Pekin woman shares her ‘wonderful journey’ into church

Photo Caption: Bishop Jenky greets Jamie Wire and her daughter Ruby Sayers after the Rite of Election at St. Mary’s Cathedral.

By: By Jennifer Willems

PEKIN — When Jamie Wire was first approached about exploring the Catholic faith through the Rite of Christian Initiation of Adults (RCIA) at St. Joseph’s Church, she demurred.

“I said, ‘Not right now. Maybe next year,'” she recalled, but kept going to Mass. All the while, she felt something nagging at her.

“It was this voice saying, ‘What are you waiting for?'” she told The Catholic Post.

Wire asked her Catholic friends and future godparents, Edward and Judy Prechel, if it was too late to start RCIA. When Judy called the parish office she found out that her young friend had met the deadline with just one day to spare.

“I had missed the first two classes,” Wire told The Catholic Post. “The next night Msgr. (Timothy) Nolan was going to be talking about Jesus and that was the cutoff. I got in just in time.”

Wire was received into the Catholic Church through the waters of baptism at the Easter Vigil last Saturday. She also was confirmed and received the Eucharist for the first time.

This weekend she looks forward to being part of the community that will welcome her 4-year-old daughter Ruby and 16-month-old son Owen as they are baptized.

“It’s been a wonderful journey,” Wire said. “I thank God every day that this is the path he chose for me.”

“I FELL IN LOVE”
Wire said that while she went to Baptist services with her father and grandmother on occasion, she wasn’t really raised in any faith tradition.

She had tried joining other churches, but encountered tight-knit communities and said, “I felt very alone, even in a church full of people.”

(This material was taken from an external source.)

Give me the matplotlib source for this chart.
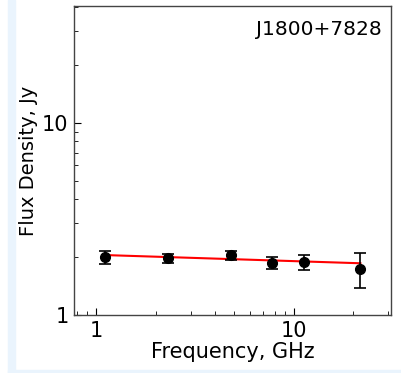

Always interested in Catholicism, she accepted the invitation of a former classmate to come to church with him and his family at St. Joseph’s. She wasn’t sure what to do at first, but it didn’t take her long to get comfortable.

“I fell in love,” Wire says. “I love the support of my church family. I don’t know what I would do if I didn’t have them.”

She also found a comforting presence in the Blessed Mother and fell in love with the rosary, she said.

“I knew I was on the path to something better,” Wire said. “It definitely gave me something positive in my life. It gave me somebody to turn to for strength.”

That “somebody” has been Jesus, the saints and Mary — depending on what’s happening on any given day.

“Some days are not so easy,” she said. “I am a single mom. My family helps out a lot but at the end of the day I’m still a single mom.”

When her son had an extended bout with pneumonia, for example, Wire turned to Mary every night. “As a mother I would ask for her prayers to help him get better,” she said.

Now she’s teaching her daughter how to say the rosary. They pray one decade before Ruby goes to bed and then Wire reads the Scriptural references for the other decades, stringing them together to make a story her daughter can understand and remember.

They are also working on other prayers Ruby needs to know and the family says grace before meals.

FULL HEART
Wire had only words of praise for the RCIA team at St. Joseph’s Church, which is led by Deacon Marty Pogioli.

“They are a wonderful group of people who very much are excited for others to learn about their faith, too,” she said, adding that their help and the assistance of the clergy was invaluable at the Easter Vigil.

“We were so nervous,” Wire acknowledged. “They did an amazing job of making it look like it was flawless and seamless.”

What happened after Mass also holds a special place in her heart.

“I have never felt more welcome and have never had such an outpouring of well wishes and offers of prayers and cards and gifts from my fellow parishioners,” Wire told The Post. “I must have received 30 cards. . . . I got another rosary from the school kids and they made cards. It really touched my heart.”

While she has let go of the nagging voice in her head, she’s grateful for it.

“I’m glad I had the heart and the eyes and the ears to hear it,” she said.